И когда по весне в пруду всплывал трупик ребенка или когда тот же трупик находили в дровах, Афимья, как ястреб, налетала на девичью, и пощады от нее не было в такие минуты никому.
Но вот кончилось крепостное право, барыня продала имение купцу Тютькову и уехала за границу; на прощанье дала она Афимье поцеловать свою холеную руку, подарила ей кучу старого тряпья и хламу, подарила пятьдесят рублей и отпустила на все четыре стороны. За пять рублей, которыми Афимья поклонилась обществу, поставив ему ведро вина, общество позволило ей поселиться на задах, отвело лоскуток земли под огород, и Афимья, купив рублей за двадцать старую баню, переладила ее в каморку и стала «доживать век».
И ужасные начались для Афимьи минуты: когда она очутилась одна-одинешенька в этой крошечной каморке, сама с собой с глазу на глаз, вблизи этих тихих полей, ее охватили жуткие воспоминания прошлого; воскресла в самых ничтожнейших мелочах вся прошлая ее жизнь, все ее неправды, злодейства, которым она теперь не находила объяснения и только ужасалась предстоящей казни на том свете; но с особенной, ужасающей неумолимостью стали преследовать ее образы этих выплывавших по весне и откапываемых под дровами мертвых ребят… Это ведь она, Афимья, кидала их, как щенят, боясь потерять свою репутацию и страшась гнева… Ужас потрясал ее по ночам: ангельские души, погубленные ею, были невидимо тут, в самой избе; они, невидимые, стонали вокруг избы, шуршали крыльями над самой головой Афимьи и каким-то явственным, но совершенно неслышным шопотом над самым ухом ее что-то шептали ужасное… Она стала худеть, томиться, терзаться: ад, вечные муки не выходили у нее из головы, об аде и муках она расспрашивала священника; купила страшную картину последнего суда, купила другую картину, на которой был изображен лежащий в огненном озере дьявол, а из утробы его росло дерево, все обвешанное по сучьям грешниками.

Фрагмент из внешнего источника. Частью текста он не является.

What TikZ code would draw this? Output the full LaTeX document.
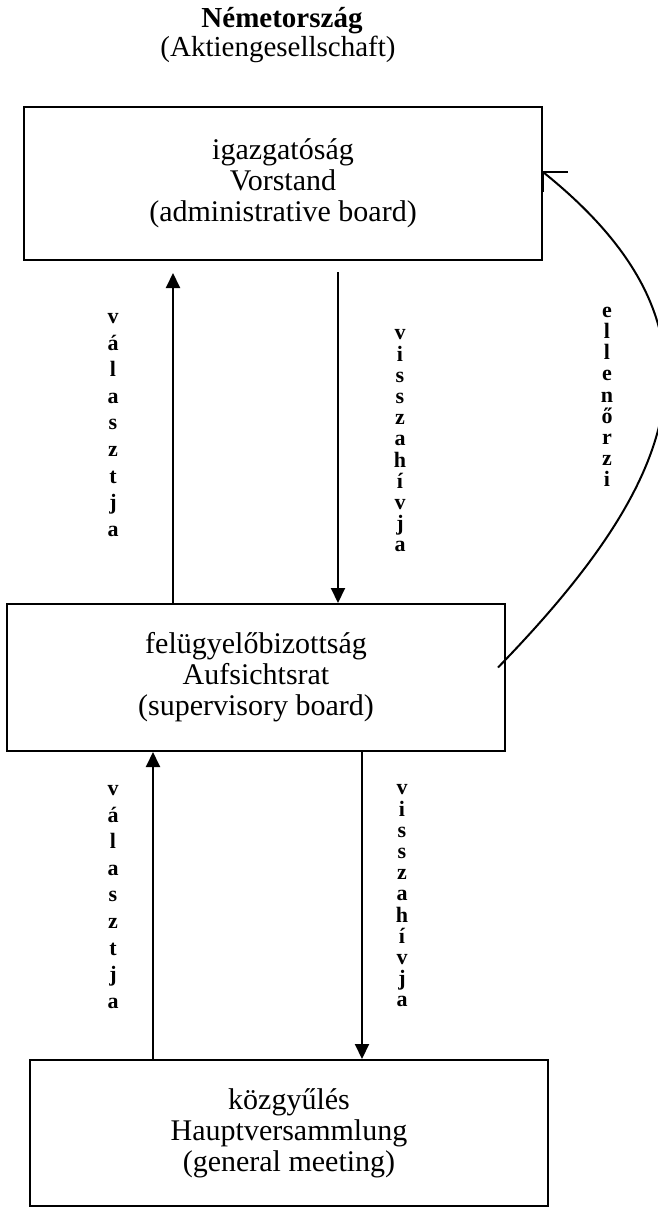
\documentclass[tikz,border=0pt]{standalone}
\usepackage{fontspec}
\setmainfont{Liberation Serif}
\usetikzlibrary{arrows.meta,calc}
\begin{document}
\begin{tikzpicture}[x=1pt,y=-1pt,
  box/.style={draw,line width=2pt,inner sep=0pt,align=center,font=\fontsize{30}{31}\selectfont},
  vletA/.style={inner sep=0pt,align=center,font=\fontsize{22}{26.6}\selectfont\bfseries},
  vletB/.style={inner sep=0pt,align=center,font=\fontsize{22}{21.2}\selectfont\bfseries},
  conn/.style={line width=2pt,-{Triangle[length=15pt,width=14pt]}},
  curv/.style={line width=2pt},
  titlefont/.style={inner sep=0pt,font=\fontsize{29}{29}\selectfont}]
\useasboundingbox (0,0) rectangle (657,1207);
% title
\node[titlefont,anchor=base] (title) at (282,28) {\bfseries Németország};
\node[titlefont,anchor=base] (subtitle) at (278,57) {(Aktiengesellschaft)};
% boxes
\node[box,minimum width=518pt,minimum height=153pt] (vor) at (283,183.5)
  {igazgatóság\\Vorstand\\(administrative board)};
\node[box,minimum width=498pt,minimum height=147pt] (sup) at (256,677.5)
  {felügyelőbizottság\\Aufsichtsrat\\(supervisory board)};
\node[box,minimum width=518pt,minimum height=146pt] (gen) at (289,1133)
  {közgyűlés\\Hauptversammlung\\(general meeting)};
% vertical labels
\node[vletA] (l1) at (113,425) {v\\á\\l\\a\\s\\z\\t\\j\\a};
\node[vletB] (l2) at (400,441) {v\\i\\s\\s\\z\\a\\h\\í\\v\\j\\a};
\node[vletA] (l3) at (113,897) {v\\á\\l\\a\\s\\z\\t\\j\\a};
\node[vletB] (l4) at (402,896) {v\\i\\s\\s\\z\\a\\h\\í\\v\\j\\a};
\node[vletB] (l5) at (607,397) {e\\l\\l\\e\\n\\ő\\r\\z\\i};
% connectors
\coordinate (upTip1) at (173,273);
\coordinate (downTail1) at (338,272);
\coordinate (xu2) at (153,0);
\coordinate (xd2) at (362,0);
\draw[conn] (sup.north -| upTip1) -- (upTip1);
\draw[conn] (downTail1) -- (sup.north -| downTail1);
\draw[conn] (gen.north -| xu2) -- (sup.south -| xu2);
\draw[conn] (sup.south -| xd2) -- (gen.north -| xd2);
% curved control arrow
\coordinate (cStart) at ([xshift=-8pt,yshift=10pt]sup.east);
\coordinate (cEnd) at ([yshift=11.5pt]vor.east);
\draw[curv] (cStart) .. controls (680,480) and (740,330) .. (cEnd);
\draw[curv] (cEnd) -- ++(25,0);
\draw[curv] (cEnd) -- ++(0,20);
\end{tikzpicture}
\end{document}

Бабы деревенские дивились и пугались этих картин, в которых было так много огня, железных крючьев и чертей, и этой одинокой, с испуганными, ввалившимися глазами страшной женщины… Уж и тогда у деревенских баб мелькнула мысль: «Уж не колдунья ли она?» Они не знали, что этот ад, развешанный по стенам, был в душе Афимьи, что она сама ежеминутно горела в этом адском пламени.